Task to complete: Write the lines out again, from the top of the material to the line containing "point_index = [0, 1, 2, 3, 4, 5, 6, 7]", pictures excluded.

* START Working data *

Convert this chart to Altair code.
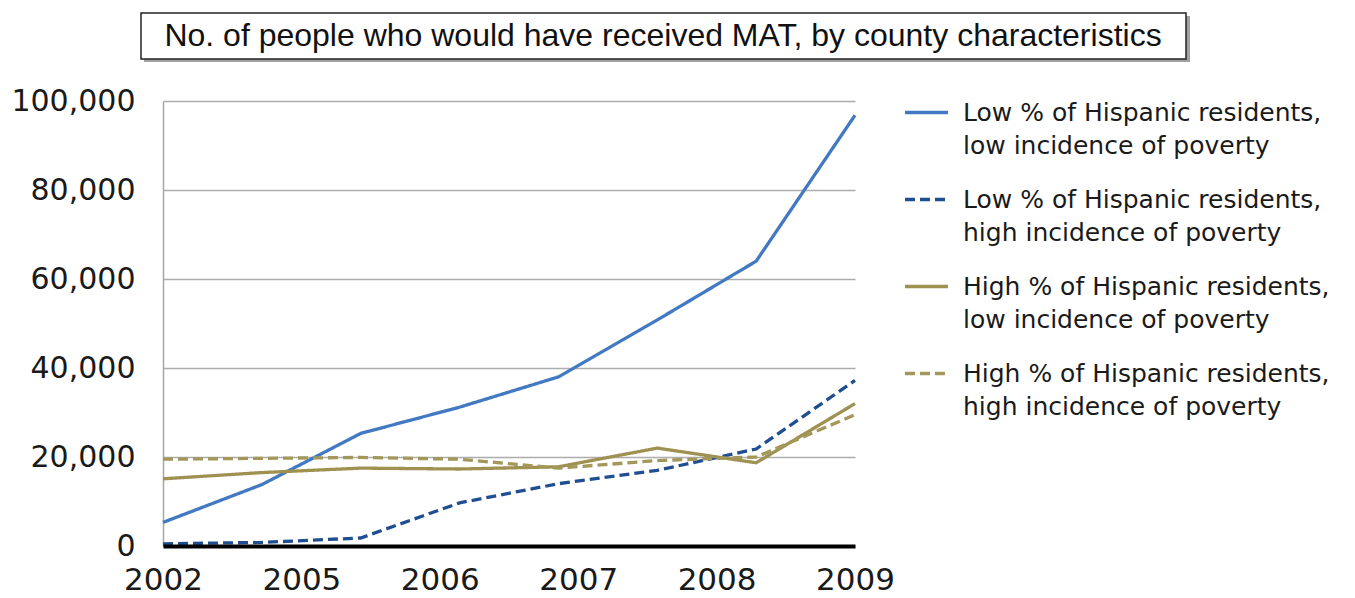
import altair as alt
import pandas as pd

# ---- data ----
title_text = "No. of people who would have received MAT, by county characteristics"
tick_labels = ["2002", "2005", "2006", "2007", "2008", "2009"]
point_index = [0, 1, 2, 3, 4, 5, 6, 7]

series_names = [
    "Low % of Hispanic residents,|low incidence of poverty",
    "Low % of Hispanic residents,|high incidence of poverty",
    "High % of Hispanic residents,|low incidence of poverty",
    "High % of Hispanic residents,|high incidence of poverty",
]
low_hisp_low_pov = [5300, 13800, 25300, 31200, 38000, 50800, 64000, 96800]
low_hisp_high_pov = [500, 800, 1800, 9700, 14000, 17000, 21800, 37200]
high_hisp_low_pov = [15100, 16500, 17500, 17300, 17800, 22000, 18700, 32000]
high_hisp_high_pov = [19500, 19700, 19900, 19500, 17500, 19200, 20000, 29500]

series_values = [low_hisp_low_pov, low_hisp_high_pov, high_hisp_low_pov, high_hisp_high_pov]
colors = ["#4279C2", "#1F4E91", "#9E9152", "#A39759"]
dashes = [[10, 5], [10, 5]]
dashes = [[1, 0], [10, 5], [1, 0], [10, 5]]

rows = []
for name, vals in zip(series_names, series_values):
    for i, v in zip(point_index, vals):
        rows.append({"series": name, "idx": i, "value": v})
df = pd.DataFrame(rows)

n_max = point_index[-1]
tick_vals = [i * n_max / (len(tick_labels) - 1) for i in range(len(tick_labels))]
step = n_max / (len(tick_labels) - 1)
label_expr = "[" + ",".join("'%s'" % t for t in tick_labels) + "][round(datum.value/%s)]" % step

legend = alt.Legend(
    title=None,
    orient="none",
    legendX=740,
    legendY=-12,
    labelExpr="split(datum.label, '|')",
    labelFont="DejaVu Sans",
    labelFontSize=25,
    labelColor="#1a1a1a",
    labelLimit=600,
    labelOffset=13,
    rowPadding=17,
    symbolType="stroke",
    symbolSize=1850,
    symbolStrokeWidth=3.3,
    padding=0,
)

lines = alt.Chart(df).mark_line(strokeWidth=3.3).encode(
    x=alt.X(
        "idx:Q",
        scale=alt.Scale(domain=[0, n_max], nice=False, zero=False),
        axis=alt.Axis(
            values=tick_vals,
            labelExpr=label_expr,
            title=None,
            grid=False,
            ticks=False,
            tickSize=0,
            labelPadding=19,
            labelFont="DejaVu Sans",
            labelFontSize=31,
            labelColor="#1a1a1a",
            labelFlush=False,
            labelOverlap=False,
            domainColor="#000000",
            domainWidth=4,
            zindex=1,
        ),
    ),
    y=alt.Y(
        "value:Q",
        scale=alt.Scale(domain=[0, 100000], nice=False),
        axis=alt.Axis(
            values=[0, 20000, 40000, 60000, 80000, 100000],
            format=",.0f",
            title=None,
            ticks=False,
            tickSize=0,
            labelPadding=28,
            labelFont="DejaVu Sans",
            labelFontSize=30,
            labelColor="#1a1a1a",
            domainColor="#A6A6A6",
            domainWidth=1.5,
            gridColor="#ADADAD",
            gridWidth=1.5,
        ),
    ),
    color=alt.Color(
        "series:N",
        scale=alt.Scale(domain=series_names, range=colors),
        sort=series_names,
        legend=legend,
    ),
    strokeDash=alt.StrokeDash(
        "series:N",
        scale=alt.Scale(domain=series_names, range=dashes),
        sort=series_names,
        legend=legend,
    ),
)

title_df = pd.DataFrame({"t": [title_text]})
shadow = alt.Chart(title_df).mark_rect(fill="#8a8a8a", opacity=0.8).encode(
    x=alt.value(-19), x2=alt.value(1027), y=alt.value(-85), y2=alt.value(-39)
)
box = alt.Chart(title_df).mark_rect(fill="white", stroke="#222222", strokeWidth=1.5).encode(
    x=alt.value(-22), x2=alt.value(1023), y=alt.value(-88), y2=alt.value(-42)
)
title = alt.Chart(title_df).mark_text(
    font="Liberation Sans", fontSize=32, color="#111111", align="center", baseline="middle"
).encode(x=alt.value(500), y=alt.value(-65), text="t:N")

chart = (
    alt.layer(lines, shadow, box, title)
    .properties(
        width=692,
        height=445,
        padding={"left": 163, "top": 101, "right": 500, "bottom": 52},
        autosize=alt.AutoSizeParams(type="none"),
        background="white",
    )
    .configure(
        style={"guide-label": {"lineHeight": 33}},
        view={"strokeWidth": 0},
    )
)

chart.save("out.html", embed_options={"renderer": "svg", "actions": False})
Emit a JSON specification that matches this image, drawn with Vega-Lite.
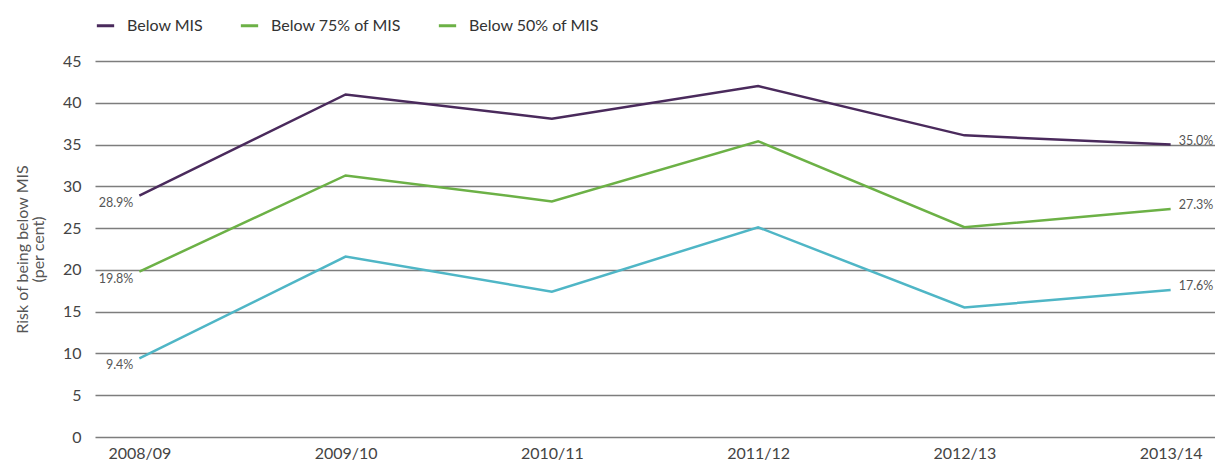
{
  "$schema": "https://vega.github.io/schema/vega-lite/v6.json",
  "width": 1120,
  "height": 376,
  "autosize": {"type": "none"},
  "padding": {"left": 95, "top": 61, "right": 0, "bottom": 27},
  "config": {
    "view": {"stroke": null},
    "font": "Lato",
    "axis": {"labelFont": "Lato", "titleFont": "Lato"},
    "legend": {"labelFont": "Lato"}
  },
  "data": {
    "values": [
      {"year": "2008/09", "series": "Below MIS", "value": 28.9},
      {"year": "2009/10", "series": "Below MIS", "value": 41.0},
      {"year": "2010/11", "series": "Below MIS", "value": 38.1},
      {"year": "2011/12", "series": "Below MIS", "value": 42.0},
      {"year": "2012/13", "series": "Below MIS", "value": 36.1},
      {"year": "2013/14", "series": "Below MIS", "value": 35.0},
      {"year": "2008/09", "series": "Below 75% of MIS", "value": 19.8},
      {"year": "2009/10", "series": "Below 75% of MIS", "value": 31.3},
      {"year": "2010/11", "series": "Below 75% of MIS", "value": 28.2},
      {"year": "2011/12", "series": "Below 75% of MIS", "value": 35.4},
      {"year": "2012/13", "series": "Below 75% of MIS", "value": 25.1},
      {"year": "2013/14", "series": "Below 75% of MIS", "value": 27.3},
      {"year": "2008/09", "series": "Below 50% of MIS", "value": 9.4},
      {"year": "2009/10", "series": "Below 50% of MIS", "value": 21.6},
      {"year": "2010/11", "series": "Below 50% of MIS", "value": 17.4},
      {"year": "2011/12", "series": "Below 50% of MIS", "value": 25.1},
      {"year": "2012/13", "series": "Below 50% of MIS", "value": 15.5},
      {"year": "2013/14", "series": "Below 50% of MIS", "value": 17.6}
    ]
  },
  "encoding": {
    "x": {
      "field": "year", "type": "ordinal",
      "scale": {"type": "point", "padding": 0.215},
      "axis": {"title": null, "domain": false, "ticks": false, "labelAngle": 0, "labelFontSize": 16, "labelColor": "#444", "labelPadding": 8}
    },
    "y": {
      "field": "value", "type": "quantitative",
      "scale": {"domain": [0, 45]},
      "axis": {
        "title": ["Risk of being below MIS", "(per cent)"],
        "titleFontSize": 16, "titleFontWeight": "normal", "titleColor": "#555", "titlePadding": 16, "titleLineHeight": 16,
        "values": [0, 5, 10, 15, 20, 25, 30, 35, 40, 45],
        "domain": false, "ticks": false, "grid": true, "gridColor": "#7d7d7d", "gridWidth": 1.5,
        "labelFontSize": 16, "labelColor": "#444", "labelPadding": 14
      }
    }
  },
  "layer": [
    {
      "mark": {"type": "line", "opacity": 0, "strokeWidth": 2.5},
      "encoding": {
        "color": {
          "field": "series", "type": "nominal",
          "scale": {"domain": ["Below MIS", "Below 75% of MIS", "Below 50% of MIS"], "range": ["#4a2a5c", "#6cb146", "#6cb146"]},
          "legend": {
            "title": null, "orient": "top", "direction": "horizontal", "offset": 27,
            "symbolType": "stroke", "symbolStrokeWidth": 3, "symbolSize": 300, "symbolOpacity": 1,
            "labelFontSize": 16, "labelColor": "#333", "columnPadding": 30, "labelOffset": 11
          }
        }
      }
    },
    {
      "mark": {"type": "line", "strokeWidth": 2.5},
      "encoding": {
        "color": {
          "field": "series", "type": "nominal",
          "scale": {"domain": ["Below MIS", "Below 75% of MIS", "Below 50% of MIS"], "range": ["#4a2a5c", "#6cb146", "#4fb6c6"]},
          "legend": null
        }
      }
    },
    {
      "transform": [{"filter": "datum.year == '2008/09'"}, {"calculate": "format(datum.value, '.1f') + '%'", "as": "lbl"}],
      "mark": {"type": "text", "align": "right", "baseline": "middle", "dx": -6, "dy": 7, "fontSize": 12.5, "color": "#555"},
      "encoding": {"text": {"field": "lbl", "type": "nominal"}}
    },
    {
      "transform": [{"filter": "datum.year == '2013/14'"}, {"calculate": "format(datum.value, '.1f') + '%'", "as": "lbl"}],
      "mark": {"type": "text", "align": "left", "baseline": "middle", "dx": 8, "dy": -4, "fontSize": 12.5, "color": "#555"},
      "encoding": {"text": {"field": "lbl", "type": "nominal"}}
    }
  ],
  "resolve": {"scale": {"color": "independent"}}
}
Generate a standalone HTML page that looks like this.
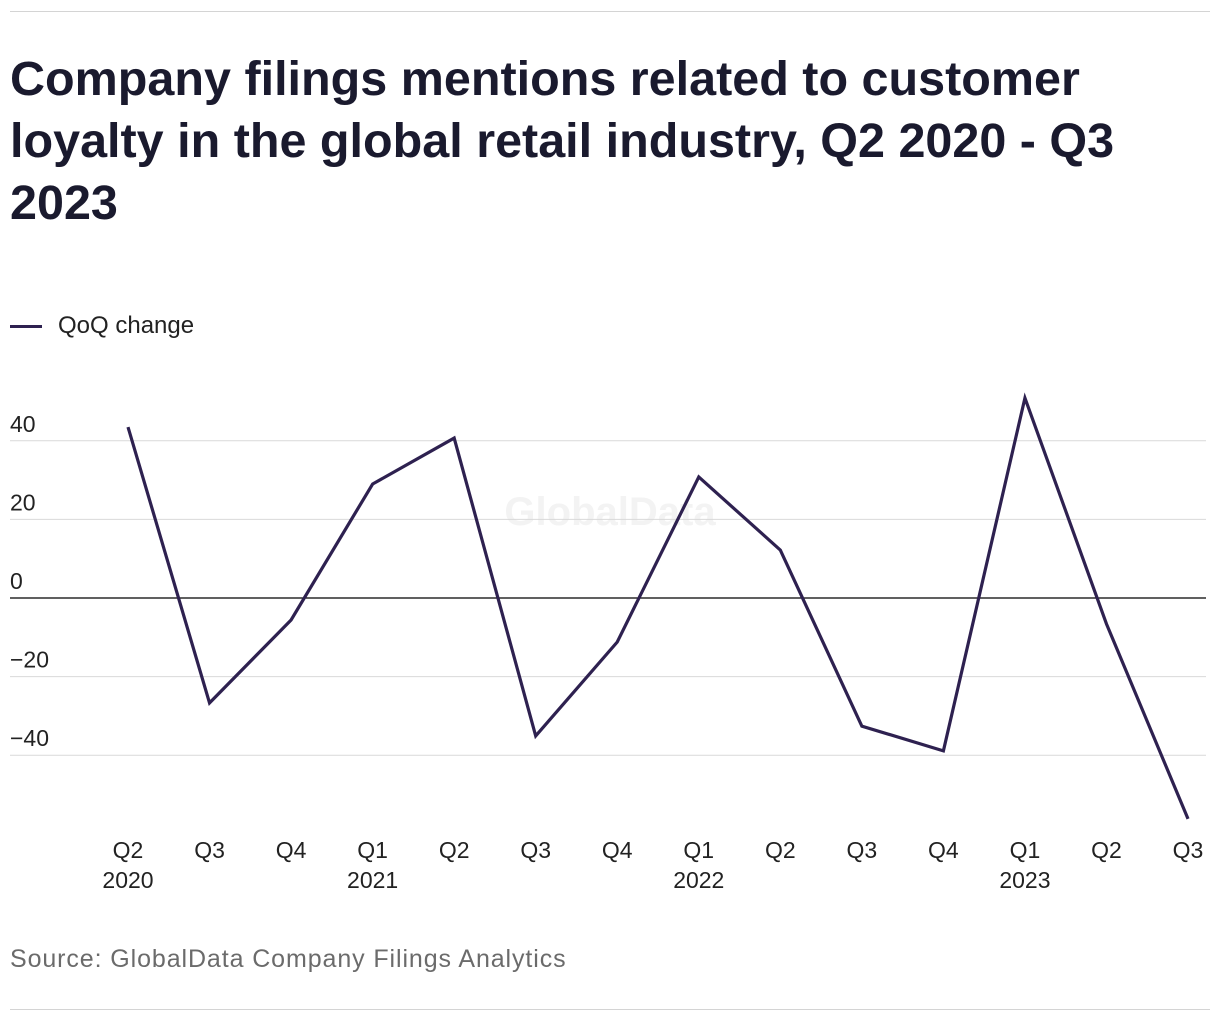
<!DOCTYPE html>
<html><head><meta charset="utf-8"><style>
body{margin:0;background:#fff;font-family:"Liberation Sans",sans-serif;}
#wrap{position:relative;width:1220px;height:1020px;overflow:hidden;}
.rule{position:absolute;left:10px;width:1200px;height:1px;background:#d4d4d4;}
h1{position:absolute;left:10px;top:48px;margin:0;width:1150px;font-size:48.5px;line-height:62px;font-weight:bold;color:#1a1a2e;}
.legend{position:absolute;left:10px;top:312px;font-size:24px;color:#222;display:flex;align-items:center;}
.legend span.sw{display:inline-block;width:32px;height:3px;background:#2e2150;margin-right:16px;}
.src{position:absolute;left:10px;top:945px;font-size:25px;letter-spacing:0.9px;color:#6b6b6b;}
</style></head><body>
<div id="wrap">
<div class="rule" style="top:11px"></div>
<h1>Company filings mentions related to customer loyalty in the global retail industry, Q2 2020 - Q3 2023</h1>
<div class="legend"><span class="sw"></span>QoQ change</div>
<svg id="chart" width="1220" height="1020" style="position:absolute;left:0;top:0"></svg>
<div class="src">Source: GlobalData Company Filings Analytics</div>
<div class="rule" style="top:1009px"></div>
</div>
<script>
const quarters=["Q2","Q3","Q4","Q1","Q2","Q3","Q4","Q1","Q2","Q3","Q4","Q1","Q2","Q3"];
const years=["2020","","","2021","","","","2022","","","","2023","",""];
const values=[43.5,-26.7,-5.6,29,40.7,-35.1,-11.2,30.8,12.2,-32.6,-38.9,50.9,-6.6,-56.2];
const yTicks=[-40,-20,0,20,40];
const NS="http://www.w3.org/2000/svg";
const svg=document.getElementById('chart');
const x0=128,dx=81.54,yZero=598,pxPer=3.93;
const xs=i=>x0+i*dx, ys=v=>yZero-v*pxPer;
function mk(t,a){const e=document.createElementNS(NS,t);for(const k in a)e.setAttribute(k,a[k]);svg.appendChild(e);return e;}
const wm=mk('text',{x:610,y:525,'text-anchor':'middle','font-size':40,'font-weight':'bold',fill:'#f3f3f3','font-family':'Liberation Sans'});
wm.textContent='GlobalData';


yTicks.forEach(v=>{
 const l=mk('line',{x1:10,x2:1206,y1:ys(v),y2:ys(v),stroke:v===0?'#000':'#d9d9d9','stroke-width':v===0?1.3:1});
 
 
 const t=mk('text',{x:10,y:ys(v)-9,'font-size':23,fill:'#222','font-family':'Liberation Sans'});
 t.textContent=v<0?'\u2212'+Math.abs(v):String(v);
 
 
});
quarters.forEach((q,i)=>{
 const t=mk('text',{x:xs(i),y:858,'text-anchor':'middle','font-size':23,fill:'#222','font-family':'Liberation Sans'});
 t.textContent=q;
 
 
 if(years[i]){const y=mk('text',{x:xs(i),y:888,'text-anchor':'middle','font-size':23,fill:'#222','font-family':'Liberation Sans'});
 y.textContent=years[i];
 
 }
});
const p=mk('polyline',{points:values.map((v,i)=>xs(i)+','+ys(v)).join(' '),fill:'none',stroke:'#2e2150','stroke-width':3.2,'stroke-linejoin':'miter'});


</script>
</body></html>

* END Working data *

Final result:
Convert this chart to Altair code.
import altair as alt
import pandas as pd

# ---- data ----
title_text = "No. of people who would have received MAT, by county characteristics"
tick_labels = ["2002", "2005", "2006", "2007", "2008", "2009"]
point_index = [0, 1, 2, 3, 4, 5, 6, 7]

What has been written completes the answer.